Les remarques du député provincial Mamakwa ont été accueillies avec beaucoup d’enthousiasme. Le premier ministre s’est même levé pour serrer la main de ce dernier avant la période des questions, au cours de laquelle les questions de M. Mamakwa sur les soins aux personnes âgées dans sa circonscription ont été accueillies favorablement et ont donné lieu à des engagements concernant les soins de longue durée dans le Nord.

Même si ce moment à la Chambre était passé à l’histoire, le travail de l’Assemblée n’était pas fini. Comme toujours lorsqu’il s’agit des travaux de la Chambre, l’équipe du hansard a commencé à transcrire les remarques afin de les préserver dans les archives officielles des débats. Il s’agissait là aussi d’un moment historique, car le hansard est un compte rendu pratiquement mot pour mot de ce qui se dit à la Chambre et dans ses comités, dans la langue qui a été utilisée. Ainsi, pour la première fois, l’écriture syllabique oji-crie a fait son apparition dans la publication du hansard de l’Assemblée législative de l’Ontario.

En prévision de l’avenir, l’Assemblée planifie apporter d’autres changements afin que les députés puissent utiliser plus facilement et plus efficacement les langues autochtones à la Chambre, dans les comités et dans la salle de presse. Une cabine d’interprétation spécialement réservée aux langues autochtones a été aménagée sur place, et le Service de télédiffusion et d’enregistrement met actuellement à l’essai des services d’interprétation à distance. Le Service linguistique et des publications parlementaires de la Chambre travaille également au recrutement d’interprètes disponibles sur appel et prépare ses programmes de publication afin d’assurer la transcription des autres langues autochtones qui pourraient être utilisées à la Chambre.

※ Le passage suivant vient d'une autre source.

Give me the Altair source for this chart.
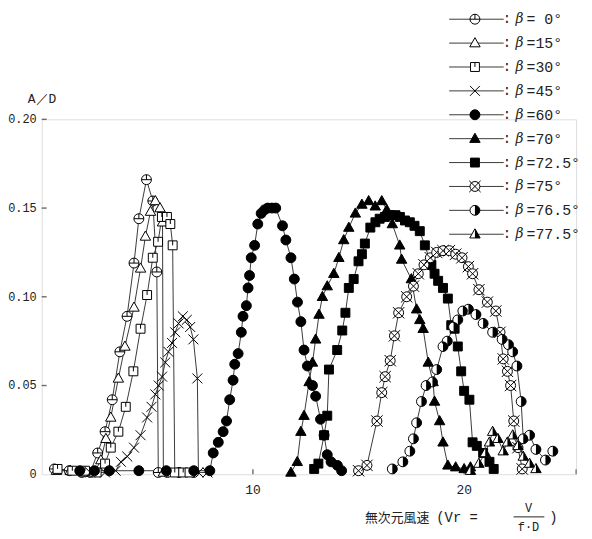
import altair as alt
import pandas as pd

# ---------------- data ----------------
betas = ["0", "15", "30", "45", "60", "70", "72.5", "75", "76.5", "77.5"]
legend_values = ["= 0°", "=15°", "=30°", "=45°", "=60°", "=70°", "=72.5°", "=75°", "=76.5°", "=77.5°"]

b0_x = [0.6, 1.3, 1.9, 2.3, 2.65, 3.0, 3.34, 3.7, 4.04, 4.37, 4.6, 4.96, 5.26, 5.45, 5.52, 5.95, 6.5, 7.2]
b0_y = [0.003, 0.002, 0.001, 0.001, 0.012, 0.024, 0.042, 0.069, 0.089, 0.119, 0.144, 0.166, 0.154, 0.114, 0.001, 0.001, 0.001, 0.001]

b15_x = [0.7, 1.35, 2.0, 2.5, 2.8, 3.04, 3.27, 3.63, 3.94, 4.37, 4.68, 4.91, 5.15, 5.38, 5.6, 5.72, 5.76, 6.55]
b15_y = [0.002, 0.002, 0.001, 0.001, 0.008, 0.020, 0.032, 0.054, 0.072, 0.094, 0.116, 0.134, 0.148, 0.154, 0.150, 0.142, 0.001, 0.001]

b30_x = [0.75, 1.45, 2.05, 2.6, 3.0, 3.27, 3.63, 3.98, 4.34, 4.68, 4.99, 5.26, 5.51, 5.69, 5.93, 6.09, 6.2, 6.3, 6.7, 7.0]
b30_y = [0.003, 0.002, 0.002, 0.001, 0.006, 0.015, 0.024, 0.038, 0.058, 0.082, 0.101, 0.122, 0.131, 0.145, 0.145, 0.141, 0.129, 0.001, 0.001, 0.001]

b45_x = [2.3, 3.0, 3.5, 3.75, 4.05, 4.37, 4.68, 4.99, 5.2, 5.38, 5.54, 5.70, 5.85, 6.0, 6.17, 6.32, 6.48, 6.68, 6.87, 7.03, 7.18, 7.37, 7.42, 7.85]
b45_y = [0.001, 0.001, 0.002, 0.007, 0.010, 0.015, 0.022, 0.032, 0.038, 0.045, 0.050, 0.055, 0.063, 0.069, 0.074, 0.080, 0.085, 0.089, 0.087, 0.083, 0.076, 0.054, 0.001, 0.001]

b60_x = [1.8, 2.5, 3.2, 4.6, 5.9, 7.2, 7.96, 8.12, 8.36, 8.59, 8.75, 8.9, 9.06, 9.14, 9.3, 9.45, 9.53, 9.69, 9.77, 9.84, 9.92,
         10.08, 10.23, 10.39, 10.55, 10.7, 10.9, 11.08, 11.4, 11.56, 11.8, 11.96, 12.11, 12.27, 12.42, 12.58, 12.82, 12.97,
         13.2, 13.37, 13.52, 13.7, 14.0, 14.2]
b60_y = [0.002, 0.002, 0.002, 0.002, 0.002, 0.002, 0.002, 0.012, 0.018, 0.024, 0.030, 0.042, 0.053, 0.062, 0.068, 0.080, 0.089,
         0.095, 0.105, 0.112, 0.122, 0.129, 0.141, 0.147, 0.149, 0.150, 0.150, 0.150, 0.140, 0.132, 0.122, 0.110, 0.097, 0.086,
         0.070, 0.061, 0.050, 0.044, 0.031, 0.022, 0.011, 0.007, 0.005, 0.002]

b70_x = [11.8, 12.1, 12.27, 12.42, 12.66, 12.82, 12.97, 13.13, 13.29, 13.52, 13.83, 14.07, 14.3, 14.54, 14.85, 15.16, 15.48,
         15.79, 16.1, 16.34, 16.6, 16.95, 17.04, 17.5, 17.75, 17.9, 18.06, 18.3, 18.53, 18.6, 18.84, 19.0, 19.23, 19.6, 20.0, 20.3]
b70_y = [0.001, 0.007, 0.024, 0.033, 0.052, 0.063, 0.076, 0.090, 0.100, 0.106, 0.113, 0.122, 0.132, 0.139, 0.147, 0.152, 0.154,
         0.151, 0.154, 0.149, 0.141, 0.129, 0.121, 0.110, 0.093, 0.087, 0.082, 0.063, 0.052, 0.041, 0.030, 0.018, 0.005, 0.004, 0.003, 0.004]

b725_x = [12.9, 13.1, 13.37, 13.52, 13.6, 13.99, 14.23, 14.38, 14.54, 14.77, 15.0, 15.16, 15.3, 15.56, 15.8, 16.0, 16.25, 16.5,
          16.75, 16.96, 17.2, 17.43, 17.65, 17.9, 18.14, 18.45, 18.6, 18.77, 19.0, 19.23, 19.39, 19.55, 19.7, 19.86, 20.0, 20.25,
          20.4, 20.6, 20.9, 21.2, 21.4]
b725_y = [0.003, 0.006, 0.022, 0.033, 0.059, 0.070, 0.081, 0.091, 0.105, 0.110, 0.120, 0.124, 0.130, 0.139, 0.142, 0.144, 0.145,
          0.146, 0.146, 0.145, 0.143, 0.142, 0.140, 0.137, 0.129, 0.118, 0.113, 0.109, 0.105, 0.099, 0.084, 0.082, 0.072, 0.058,
          0.047, 0.042, 0.018, 0.016, 0.012, 0.007, 0.003]

b75_x = [15.0, 15.4, 15.87, 16.1, 16.26, 16.5, 16.7, 16.9, 17.28, 17.6, 17.83, 18.1, 18.4, 18.7, 19.0, 19.3, 19.6, 19.9, 20.2,
         20.4, 20.7, 21.1, 21.5, 21.7, 21.85, 22.05, 22.2, 22.35, 22.55, 22.75]
b75_y = [0.002, 0.005, 0.030, 0.046, 0.055, 0.064, 0.078, 0.091, 0.100, 0.106, 0.113, 0.118, 0.122, 0.125, 0.126, 0.126, 0.124,
         0.122, 0.117, 0.113, 0.104, 0.097, 0.092, 0.080, 0.065, 0.058, 0.050, 0.030, 0.015, 0.003]

b765_x = [16.6, 17.1, 17.43, 17.6, 17.75, 17.98, 18.2, 18.5, 18.7, 19.0, 19.2, 19.5, 19.7, 19.94, 20.2, 20.56, 20.9, 21.35, 21.8,
          22.1, 22.3, 22.5, 22.7, 22.8, 23.1, 23.4, 23.85, 24.2]
b765_y = [0.003, 0.007, 0.013, 0.020, 0.029, 0.041, 0.050, 0.052, 0.059, 0.072, 0.075, 0.083, 0.087, 0.092, 0.093, 0.090, 0.085,
          0.080, 0.076, 0.073, 0.069, 0.061, 0.041, 0.020, 0.022, 0.014, 0.008, 0.013]

b775_x = [20.3, 20.7, 21.0, 21.2, 21.35, 21.6, 21.85, 22.05, 22.3, 22.55, 22.8, 23.1, 23.4]
b775_y = [0.002, 0.006, 0.012, 0.018, 0.024, 0.020, 0.013, 0.018, 0.022, 0.016, 0.010, 0.006, 0.003]

y_tick_values = [0.05, 0.10, 0.15, 0.20]
y_label_values = [0, 0.05, 0.10, 0.15, 0.20]
y_label_texts = ["0", "0.05", "0.10", "0.15", "0.20"]
x_tick_values = [10, 20]
x_label_texts = ["10", "20"]

series = [(b0_x, b0_y), (b15_x, b15_y), (b30_x, b30_y), (b45_x, b45_y), (b60_x, b60_y),
          (b70_x, b70_y), (b725_x, b725_y), (b75_x, b75_y), (b765_x, b765_y), (b775_x, b775_y)]

rows = []
for b, (xs_, ys_) in zip(betas, series):
    for xv, yv in zip(xs_, ys_):
        rows.append({"beta": b, "x": xv, "y": yv})
df = pd.DataFrame(rows)

# ---------------- marker shapes ----------------
CIRC = "M1,0A1,1 0 1,1 -1,0A1,1 0 1,1 1,0Z"
TRI = "M0,-1.1L1.05,0.75L-1.05,0.75Z"
SQ = "M-0.9,-0.9H0.9V0.9H-0.9Z"
shapes = [
    CIRC + "M0,-1L0,0M-1,0L1,0",                   # 0
    TRI,                                           # 15
    SQ + "M0,-0.9L0,0",                            # 30
    "M-1,-1L1,1M-1,1L1,-1",                        # 45
    CIRC,                                          # 60
    TRI,                                           # 70
    SQ,                                            # 72.5
    CIRC + "M-1.15,-1.15L1.15,1.15M-1.15,1.15L1.15,-1.15",  # 75
    CIRC,                                          # 76.5
    TRI,                                           # 77.5
]
fills = ["white", "white", "white", "white", "black", "black", "black", "white", "white", "white"]
half_defs = [("76.5", "M0,-1A1,1 0 0,1 0,1Z"), ("77.5", "M0,-1.1L1.05,0.75L0,0.75Z")]

shape_scale = alt.Scale(domain=betas, range=shapes)
fill_scale = alt.Scale(domain=betas, range=fills)

W, H = 539, 358
xs = alt.Scale(domain=[0, 25.3], nice=False, zero=False)
ys = alt.Scale(domain=[0, 0.2], nice=False)

MONO = "Liberation Mono"
AXC = "#6a6a6a"
TXT = "#222"

base = alt.Chart(df)

lines = base.mark_line(color="#3a3a3a", strokeWidth=1).encode(
    x=alt.X("x:Q", scale=xs, axis=alt.Axis(labels=False, ticks=False, title=None, grid=False,
                                            domainColor=AXC, domainWidth=1.6)),
    y=alt.Y("y:Q", scale=ys, axis=alt.Axis(labels=False, ticks=False, title=None, grid=False,
                                            domainColor=AXC, domainWidth=1.6)),
    detail="beta:N",
    order=alt.Order("x:Q"),
)

points = base.mark_point(size=100, stroke="black", strokeWidth=1, opacity=1, fillOpacity=1).encode(
    x=alt.X("x:Q", scale=xs),
    y=alt.Y("y:Q", scale=ys),
    shape=alt.Shape("beta:N", scale=shape_scale, legend=None),
    fill=alt.Fill("beta:N", scale=fill_scale, legend=None),
)

halves = [
    base.transform_filter(alt.datum.beta == b).mark_point(
        shape=p, size=100, fill="black", strokeWidth=0, opacity=1, fillOpacity=1
    ).encode(x=alt.X("x:Q", scale=xs), y=alt.Y("y:Q", scale=ys))
    for b, p in half_defs
]

# inward ticks and tick labels
ytick_df = pd.DataFrame({"v": y_tick_values})
xtick_df = pd.DataFrame({"v": x_tick_values, "t": x_label_texts})
ylab_df = pd.DataFrame({"v": y_label_values, "t": y_label_texts})
yticks = alt.Chart(ytick_df).mark_rule(color=AXC, strokeWidth=1.4).encode(
    y=alt.Y("v:Q", scale=ys, axis=None), x=alt.value(0), x2=alt.value(5))
xticks = alt.Chart(xtick_df).mark_rule(color=AXC, strokeWidth=1.4).encode(
    x=alt.X("v:Q", scale=xs, axis=None), y=alt.value(H), y2=alt.value(H - 5))
endtick = alt.Chart(pd.DataFrame({"v": [25.3]})).mark_rule(color=AXC, strokeWidth=1.2).encode(
    x=alt.X("v:Q", scale=xs, axis=None), y=alt.value(H), y2=alt.value(H - 5))
ylabels = alt.Chart(ylab_df).mark_text(align="right", baseline="middle", font=MONO, fontSize=12, color=TXT).encode(
    y=alt.Y("v:Q", scale=ys, axis=None), x=alt.value(-5), text="t:N")
xlabels = alt.Chart(xtick_df).mark_text(align="center", baseline="middle", font=MONO, fontSize=13, color=TXT).encode(
    x=alt.X("v:Q", scale=xs, axis=None), y=alt.value(H + 16), text="t:N")

# ---------------- legend (drawn beside the plot) ----------------
LEG_TOP, LEG_STEP = -101, 24.1
leg = pd.DataFrame({
    "beta": betas,
    "val": legend_values,
    "ly": [LEG_TOP + LEG_STEP * i for i in range(len(betas))],
})
lb = alt.Chart(leg)
leg_lines = lb.mark_rule(color="#3a3a3a", strokeWidth=1).encode(
    y=alt.Y("ly:Q", scale=None, axis=None), x=alt.value(411), x2=alt.value(466))
leg_pts = lb.mark_point(size=100, stroke="black", strokeWidth=1, opacity=1, fillOpacity=1).encode(
    y=alt.Y("ly:Q", scale=None, axis=None), x=alt.value(437),
    shape=alt.Shape("beta:N", scale=shape_scale, legend=None),
    fill=alt.Fill("beta:N", scale=fill_scale, legend=None))
leg_half = [
    lb.transform_filter(alt.datum.beta == b).mark_point(
        shape=p, size=100, fill="black", strokeWidth=0, opacity=1, fillOpacity=1
    ).encode(y=alt.Y("ly:Q", scale=None, axis=None), x=alt.value(437))
    for b, p in half_defs
]
leg_colon = lb.mark_text(align="left", baseline="middle", font=MONO, fontSize=14, color=TXT).encode(
    y=alt.Y("ly:Q", scale=None, axis=None), x=alt.value(465), text=alt.value(":"))
leg_beta = lb.mark_text(align="left", baseline="middle", font="DejaVu Serif", fontStyle="italic", fontSize=14,
                        color=TXT).encode(
    y=alt.Y("ly:Q", scale=None, axis=None), x=alt.value(478), text=alt.value("β"))
leg_val = lb.mark_text(align="left", baseline="middle", font=MONO, fontSize=15, color=TXT).encode(
    y=alt.Y("ly:Q", scale=None, axis=None), x=alt.value(489), text="val:N")

# ---------------- titles ----------------
def txt(t, x, y, font=MONO, size=13, align="left"):
    return alt.Chart(pd.DataFrame({"t": [t]})).mark_text(
        align=align, baseline="middle", font=font, fontSize=size, color=TXT).encode(
        x=alt.value(x), y=alt.value(y), text="t:N")

ytitle = txt("A／D", -14, -20, size=13)
xt1 = txt("無次元風速", 326, 402, font="Noto Sans CJK JP", size=13)
xt2 = txt("(Vr =", 398, 402, size=14)
xt4 = txt("V", 491, 392, size=12, align="center")
xt5 = txt("f·D", 491, 411, size=12, align="center")
xt6 = txt(")", 512, 402, size=14)
frac = alt.Chart(pd.DataFrame({"a": [0]})).mark_rule(color=TXT, strokeWidth=1).encode(
    x=alt.value(476), x2=alt.value(507), y=alt.value(401))

chart = alt.layer(
    lines, yticks, xticks, endtick, ylabels, xlabels, points, *halves,
    leg_lines, leg_pts, *leg_half, leg_colon, leg_beta, leg_val,
    ytitle, xt1, xt2, xt4, xt5, xt6, frac,
).properties(
    width=W, height=H,
    autosize=alt.AutoSizeParams(type="none"),
    padding={"left": 34, "top": 110, "right": 8, "bottom": 63},
).configure_view(stroke=None).configure(background="white")

chart.save("out.html", embed_options={"renderer": "svg", "actions": False})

Chaque journée à l’Assemblée législative est différente, mais certaines se démarquent plus que d’autres. Le 28 mai 2024 restera gravé dans les mémoires, et ce grâce aux efforts concertés des députés provinciaux et du personnel de l’Assemblée législative de l’Ontario. Comme l’a déclaré le député provincial Mamakwa à la fin de son discours, « C’est un grand jour », un sentiment que partageaient de nombreuses personnes présentes à cet événement historique. Espérons qu’il s’agissait du premier d’une longue série de grands jours.